**What you need to do:** Transcribe all the entries word for word, skipping the pictures.

**Input for this task:**
/---
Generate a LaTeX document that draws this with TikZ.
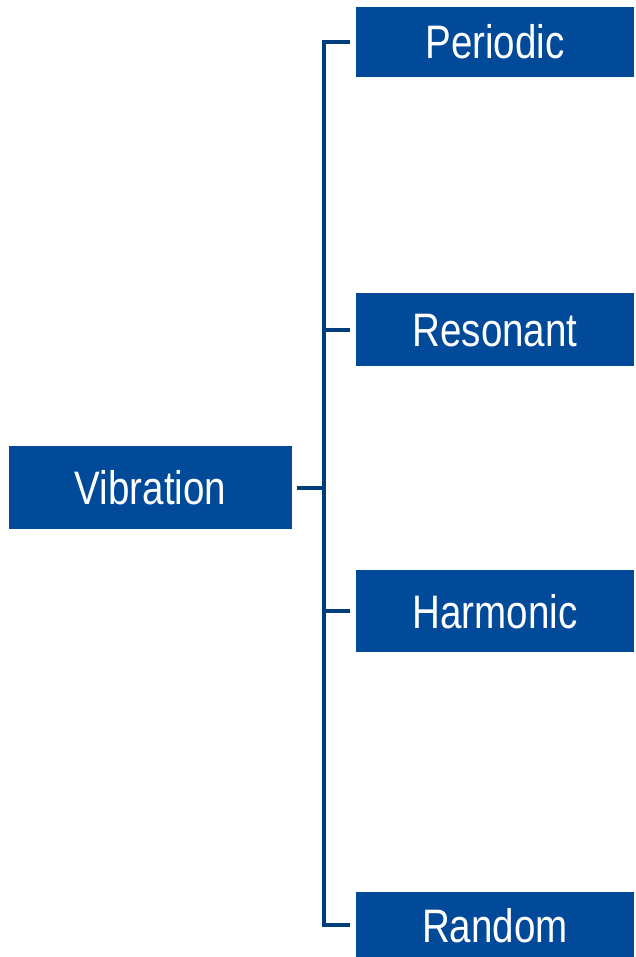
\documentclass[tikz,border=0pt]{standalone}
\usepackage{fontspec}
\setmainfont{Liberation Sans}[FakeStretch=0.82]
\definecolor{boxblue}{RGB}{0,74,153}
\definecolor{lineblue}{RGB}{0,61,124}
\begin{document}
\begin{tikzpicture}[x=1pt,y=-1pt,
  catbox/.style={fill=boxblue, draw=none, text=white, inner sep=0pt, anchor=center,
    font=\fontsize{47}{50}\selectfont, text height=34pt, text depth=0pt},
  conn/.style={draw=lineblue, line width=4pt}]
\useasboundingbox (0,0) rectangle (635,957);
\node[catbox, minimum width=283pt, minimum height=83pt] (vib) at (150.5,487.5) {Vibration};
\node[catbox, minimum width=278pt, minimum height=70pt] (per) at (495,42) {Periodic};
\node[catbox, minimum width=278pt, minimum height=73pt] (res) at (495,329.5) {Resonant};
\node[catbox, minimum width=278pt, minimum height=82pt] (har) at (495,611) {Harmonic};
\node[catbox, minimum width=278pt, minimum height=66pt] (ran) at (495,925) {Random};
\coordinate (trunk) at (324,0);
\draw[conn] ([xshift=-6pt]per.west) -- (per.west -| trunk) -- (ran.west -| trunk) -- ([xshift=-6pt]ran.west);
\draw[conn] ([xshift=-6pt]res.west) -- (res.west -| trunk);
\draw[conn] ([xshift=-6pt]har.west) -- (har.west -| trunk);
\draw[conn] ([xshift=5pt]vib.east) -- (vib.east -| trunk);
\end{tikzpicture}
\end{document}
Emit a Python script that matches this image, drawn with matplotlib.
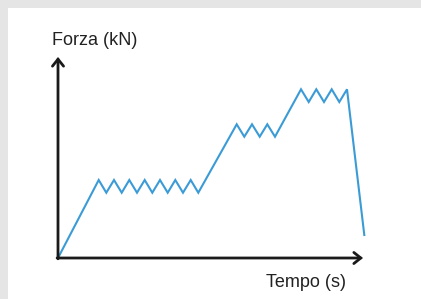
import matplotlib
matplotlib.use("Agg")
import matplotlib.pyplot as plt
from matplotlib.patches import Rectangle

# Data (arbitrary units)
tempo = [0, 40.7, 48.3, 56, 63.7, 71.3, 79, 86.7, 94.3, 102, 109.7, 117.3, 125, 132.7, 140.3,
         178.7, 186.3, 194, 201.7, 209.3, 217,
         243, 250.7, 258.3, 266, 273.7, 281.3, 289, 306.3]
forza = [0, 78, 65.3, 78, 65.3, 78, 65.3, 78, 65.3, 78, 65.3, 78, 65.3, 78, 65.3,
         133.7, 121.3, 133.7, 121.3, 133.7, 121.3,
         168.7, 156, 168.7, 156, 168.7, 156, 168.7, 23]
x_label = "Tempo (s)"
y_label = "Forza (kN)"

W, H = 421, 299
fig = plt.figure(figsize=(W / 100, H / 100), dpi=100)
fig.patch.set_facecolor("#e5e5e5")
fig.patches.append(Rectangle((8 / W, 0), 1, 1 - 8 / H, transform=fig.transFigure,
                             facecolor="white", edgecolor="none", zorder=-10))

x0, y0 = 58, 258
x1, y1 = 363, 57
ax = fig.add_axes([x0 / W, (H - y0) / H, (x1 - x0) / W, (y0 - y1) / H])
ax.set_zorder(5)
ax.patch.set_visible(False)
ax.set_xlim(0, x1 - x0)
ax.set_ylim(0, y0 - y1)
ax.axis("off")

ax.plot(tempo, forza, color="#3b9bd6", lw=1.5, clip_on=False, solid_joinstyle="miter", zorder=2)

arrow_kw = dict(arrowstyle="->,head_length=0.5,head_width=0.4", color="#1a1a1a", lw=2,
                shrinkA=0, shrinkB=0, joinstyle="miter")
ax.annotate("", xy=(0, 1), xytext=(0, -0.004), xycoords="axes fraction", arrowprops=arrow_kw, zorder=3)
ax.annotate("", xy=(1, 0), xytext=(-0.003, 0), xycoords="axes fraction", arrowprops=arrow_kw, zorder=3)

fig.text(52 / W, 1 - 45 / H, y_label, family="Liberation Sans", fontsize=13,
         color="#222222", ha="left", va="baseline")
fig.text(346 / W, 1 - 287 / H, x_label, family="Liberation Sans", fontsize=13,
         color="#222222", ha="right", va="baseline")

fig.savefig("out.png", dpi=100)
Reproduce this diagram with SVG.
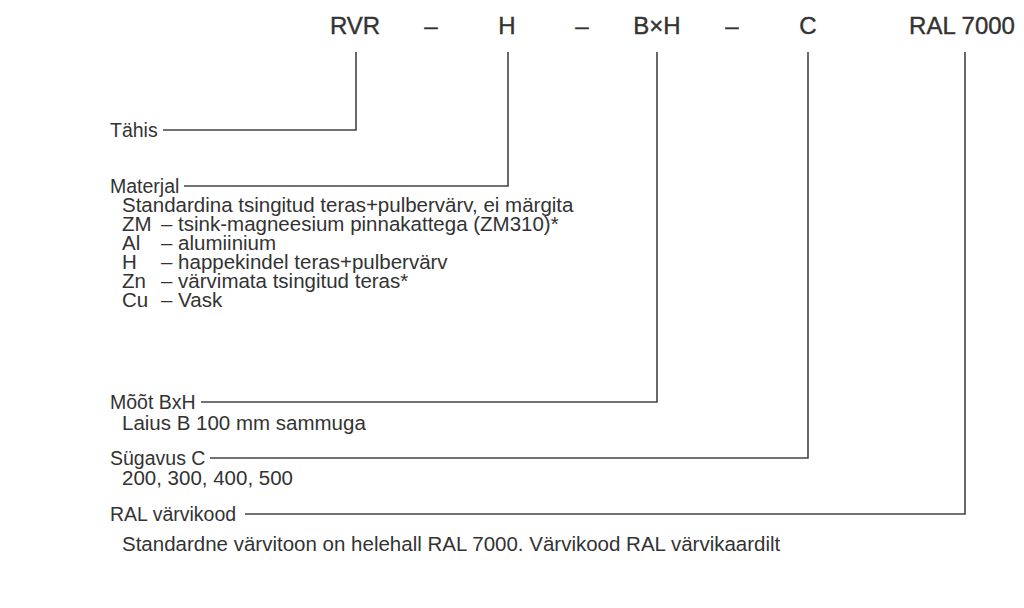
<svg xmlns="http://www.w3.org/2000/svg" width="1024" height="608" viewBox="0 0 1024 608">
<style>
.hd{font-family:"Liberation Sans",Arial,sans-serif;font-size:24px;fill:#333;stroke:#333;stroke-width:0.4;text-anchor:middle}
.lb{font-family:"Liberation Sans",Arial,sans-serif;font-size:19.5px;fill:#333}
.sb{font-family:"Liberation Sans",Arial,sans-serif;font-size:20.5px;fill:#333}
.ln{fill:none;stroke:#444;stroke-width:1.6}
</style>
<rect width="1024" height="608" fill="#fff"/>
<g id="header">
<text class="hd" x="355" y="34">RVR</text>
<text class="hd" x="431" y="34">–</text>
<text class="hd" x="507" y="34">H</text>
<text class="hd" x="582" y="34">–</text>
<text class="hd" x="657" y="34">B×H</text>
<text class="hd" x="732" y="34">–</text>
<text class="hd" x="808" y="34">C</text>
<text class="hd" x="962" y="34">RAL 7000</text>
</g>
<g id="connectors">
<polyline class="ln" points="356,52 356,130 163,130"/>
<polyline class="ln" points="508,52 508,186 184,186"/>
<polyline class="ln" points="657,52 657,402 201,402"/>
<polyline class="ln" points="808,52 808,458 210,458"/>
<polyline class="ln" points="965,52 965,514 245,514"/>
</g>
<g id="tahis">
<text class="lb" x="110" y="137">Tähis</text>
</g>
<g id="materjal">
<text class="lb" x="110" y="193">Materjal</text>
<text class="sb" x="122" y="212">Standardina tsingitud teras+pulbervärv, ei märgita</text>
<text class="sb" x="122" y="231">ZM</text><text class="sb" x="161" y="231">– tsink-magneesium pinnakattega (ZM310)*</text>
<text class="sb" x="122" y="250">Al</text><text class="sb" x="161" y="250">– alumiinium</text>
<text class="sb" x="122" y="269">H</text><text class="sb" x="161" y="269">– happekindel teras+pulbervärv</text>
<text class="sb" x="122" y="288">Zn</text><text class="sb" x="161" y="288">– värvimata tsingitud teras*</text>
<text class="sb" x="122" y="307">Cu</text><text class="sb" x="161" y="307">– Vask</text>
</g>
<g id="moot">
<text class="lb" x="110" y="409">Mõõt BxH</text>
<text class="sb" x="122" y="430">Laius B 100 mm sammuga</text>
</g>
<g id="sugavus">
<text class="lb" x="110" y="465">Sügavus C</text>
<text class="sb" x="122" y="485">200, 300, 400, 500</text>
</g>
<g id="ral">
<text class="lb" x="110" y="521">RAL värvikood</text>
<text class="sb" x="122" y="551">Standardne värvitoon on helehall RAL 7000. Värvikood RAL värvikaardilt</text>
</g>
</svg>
\---
**Solved problem:**
Generate a LaTeX document that draws this with TikZ.
\documentclass[tikz,border=0pt]{standalone}
\usepackage{fontspec}
\setmainfont{Liberation Sans}[FakeStretch=0.82]
\definecolor{boxblue}{RGB}{0,74,153}
\definecolor{lineblue}{RGB}{0,61,124}
\begin{document}
\begin{tikzpicture}[x=1pt,y=-1pt,
  catbox/.style={fill=boxblue, draw=none, text=white, inner sep=0pt, anchor=center,
    font=\fontsize{47}{50}\selectfont, text height=34pt, text depth=0pt},
  conn/.style={draw=lineblue, line width=4pt}]
\useasboundingbox (0,0) rectangle (635,957);
\node[catbox, minimum width=283pt, minimum height=83pt] (vib) at (150.5,487.5) {Vibration};
\node[catbox, minimum width=278pt, minimum height=70pt] (per) at (495,42) {Periodic};
\node[catbox, minimum width=278pt, minimum height=73pt] (res) at (495,329.5) {Resonant};
\node[catbox, minimum width=278pt, minimum height=82pt] (har) at (495,611) {Harmonic};
\node[catbox, minimum width=278pt, minimum height=66pt] (ran) at (495,925) {Random};
\coordinate (trunk) at (324,0);
\draw[conn] ([xshift=-6pt]per.west) -- (per.west -| trunk) -- (ran.west -| trunk) -- ([xshift=-6pt]ran.west);
\draw[conn] ([xshift=-6pt]res.west) -- (res.west -| trunk);
\draw[conn] ([xshift=-6pt]har.west) -- (har.west -| trunk);
\draw[conn] ([xshift=5pt]vib.east) -- (vib.east -| trunk);
\end{tikzpicture}
\end{document}
Emit a Python script that matches this image, drawn with matplotlib.
import matplotlib
matplotlib.use("Agg")
import matplotlib.pyplot as plt
from matplotlib.patches import Rectangle

# Data (arbitrary units)
tempo = [0, 40.7, 48.3, 56, 63.7, 71.3, 79, 86.7, 94.3, 102, 109.7, 117.3, 125, 132.7, 140.3,
         178.7, 186.3, 194, 201.7, 209.3, 217,
         243, 250.7, 258.3, 266, 273.7, 281.3, 289, 306.3]
forza = [0, 78, 65.3, 78, 65.3, 78, 65.3, 78, 65.3, 78, 65.3, 78, 65.3, 78, 65.3,
         133.7, 121.3, 133.7, 121.3, 133.7, 121.3,
         168.7, 156, 168.7, 156, 168.7, 156, 168.7, 23]
x_label = "Tempo (s)"
y_label = "Forza (kN)"

W, H = 421, 299
fig = plt.figure(figsize=(W / 100, H / 100), dpi=100)
fig.patch.set_facecolor("#e5e5e5")
fig.patches.append(Rectangle((8 / W, 0), 1, 1 - 8 / H, transform=fig.transFigure,
                             facecolor="white", edgecolor="none", zorder=-10))

x0, y0 = 58, 258
x1, y1 = 363, 57
ax = fig.add_axes([x0 / W, (H - y0) / H, (x1 - x0) / W, (y0 - y1) / H])
ax.set_zorder(5)
ax.patch.set_visible(False)
ax.set_xlim(0, x1 - x0)
ax.set_ylim(0, y0 - y1)
ax.axis("off")

ax.plot(tempo, forza, color="#3b9bd6", lw=1.5, clip_on=False, solid_joinstyle="miter", zorder=2)

arrow_kw = dict(arrowstyle="->,head_length=0.5,head_width=0.4", color="#1a1a1a", lw=2,
                shrinkA=0, shrinkB=0, joinstyle="miter")
ax.annotate("", xy=(0, 1), xytext=(0, -0.004), xycoords="axes fraction", arrowprops=arrow_kw, zorder=3)
ax.annotate("", xy=(1, 0), xytext=(-0.003, 0), xycoords="axes fraction", arrowprops=arrow_kw, zorder=3)

fig.text(52 / W, 1 - 45 / H, y_label, family="Liberation Sans", fontsize=13,
         color="#222222", ha="left", va="baseline")
fig.text(346 / W, 1 - 287 / H, x_label, family="Liberation Sans", fontsize=13,
         color="#222222", ha="right", va="baseline")

fig.savefig("out.png", dpi=100)
Reproduce this diagram with SVG.
<svg xmlns="http://www.w3.org/2000/svg" width="1024" height="608" viewBox="0 0 1024 608">
<style>
.hd{font-family:"Liberation Sans",Arial,sans-serif;font-size:24px;fill:#333;stroke:#333;stroke-width:0.4;text-anchor:middle}
.lb{font-family:"Liberation Sans",Arial,sans-serif;font-size:19.5px;fill:#333}
.sb{font-family:"Liberation Sans",Arial,sans-serif;font-size:20.5px;fill:#333}
.ln{fill:none;stroke:#444;stroke-width:1.6}
</style>
<rect width="1024" height="608" fill="#fff"/>
<g id="header">
<text class="hd" x="355" y="34">RVR</text>
<text class="hd" x="431" y="34">–</text>
<text class="hd" x="507" y="34">H</text>
<text class="hd" x="582" y="34">–</text>
<text class="hd" x="657" y="34">B×H</text>
<text class="hd" x="732" y="34">–</text>
<text class="hd" x="808" y="34">C</text>
<text class="hd" x="962" y="34">RAL 7000</text>
</g>
<g id="connectors">
<polyline class="ln" points="356,52 356,130 163,130"/>
<polyline class="ln" points="508,52 508,186 184,186"/>
<polyline class="ln" points="657,52 657,402 201,402"/>
<polyline class="ln" points="808,52 808,458 210,458"/>
<polyline class="ln" points="965,52 965,514 245,514"/>
</g>
<g id="tahis">
<text class="lb" x="110" y="137">Tähis</text>
</g>
<g id="materjal">
<text class="lb" x="110" y="193">Materjal</text>
<text class="sb" x="122" y="212">Standardina tsingitud teras+pulbervärv, ei märgita</text>
<text class="sb" x="122" y="231">ZM</text><text class="sb" x="161" y="231">– tsink-magneesium pinnakattega (ZM310)*</text>
<text class="sb" x="122" y="250">Al</text><text class="sb" x="161" y="250">– alumiinium</text>
<text class="sb" x="122" y="269">H</text><text class="sb" x="161" y="269">– happekindel teras+pulbervärv</text>
<text class="sb" x="122" y="288">Zn</text><text class="sb" x="161" y="288">– värvimata tsingitud teras*</text>
<text class="sb" x="122" y="307">Cu</text><text class="sb" x="161" y="307">– Vask</text>
</g>
<g id="moot">
<text class="lb" x="110" y="409">Mõõt BxH</text>
<text class="sb" x="122" y="430">Laius B 100 mm sammuga</text>
</g>
<g id="sugavus">
<text class="lb" x="110" y="465">Sügavus C</text>
<text class="sb" x="122" y="485">200, 300, 400, 500</text>
</g>
<g id="ral">
<text class="lb" x="110" y="521">RAL värvikood</text>
<text class="sb" x="122" y="551">Standardne värvitoon on helehall RAL 7000. Värvikood RAL värvikaardilt</text>
</g>
</svg>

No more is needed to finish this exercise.